In its proposals for the post-2020 Multiannual Financial Framework (MFF), published on Wednesday, 02 May 2018, the European Commission also proposes to mobilise the European Maritime and Fisheries Fund (EMFF) around three main priorities:

  • Safeguarding healthy seas and oceans and delivering sustainable fisheries and aquaculture by reducing the impact of fisheries on the maritime environment while enhancing the competitiveness and the attractiveness of the fisheries sector;
  • Promoting the blue economy, particularly by fostering sustainable and prosperous coastal communities towards investment, skills, knowledge and market development;
  • Strengthening international ocean governance and the safety and security of maritime space in areas which are not already covered by the international fisheries agreements.

While the CPMR shares these priorities, the budget announced to implement them through the EMFF is very worrying. The European Commission is proposing that the EMFF be given only EUR 5.4 billion against 6.4 million today. This represents a drastic drop of 15%.

The European Commission’s proposal concerning the content of the EMFF is expected by the end of May. Only then will it be possible to analyse the concrete consequences of this budgetary choice.

This will certainly have an impact on the available budget to directly support the fisheries and aquaculture sectors, which today accounts for almost 72% of the EMFF budget.

In its political position on the EMFF in March 2018, the CPMR had requested a strong budget for the EMFF. This is justified by the heavy challenges facing the fisheries and aquaculture sectors in the post-2020 period.

These challenges lie in the continued implementation of the changes introduced by the Common Fisheries Policy reform in 2013, including the landing obligation, the impact of climate change, knowledge of the environment and of the resource and adequate control, the need to innovate in the face of international competition, the attractiveness of carriers, and the modernisation and renewal of fleets.

Added to this are the future consequences of Brexit, which will have a long-term impact on the sectors.

The other priorities proposed for the EMFF, around the blue economy and international governance, will also suffer from the inadequacy of the proposed budget.
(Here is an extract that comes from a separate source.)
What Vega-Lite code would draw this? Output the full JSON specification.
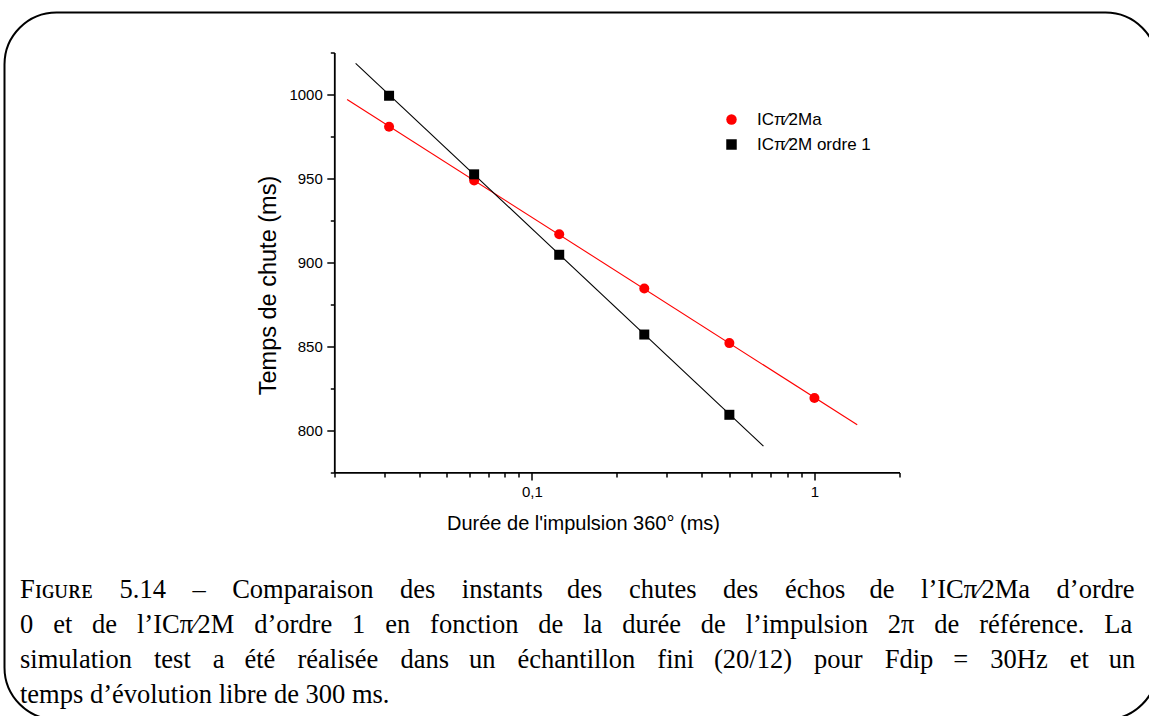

It is difficult to conceive that the Integrated Maritime Policy (IMP) can benefit from the means necessary to achieve its own objectives, and from the impetus it must play for the other policies of the European Union.

At a time when the potential of the maritime economy is exploding around the world, the proposals of the European Commission do not allow the EMFF to play a leading role in strengthening the European Union’s maritime strategy.

The CPMR will continue mobilised on these issues, to request an increase in the budget proposed by the EMFF, primarily around the issues of fisheries and aquaculture.

On 20 June 2018, the CPMR will be represented by Pierre Karleskind, Vice-President of the Brittany Region and President of the CPMR Fisheries and Aquaculture Group, during a first debate on the European Commission’s proposals, organised by the European Commission in Brussels.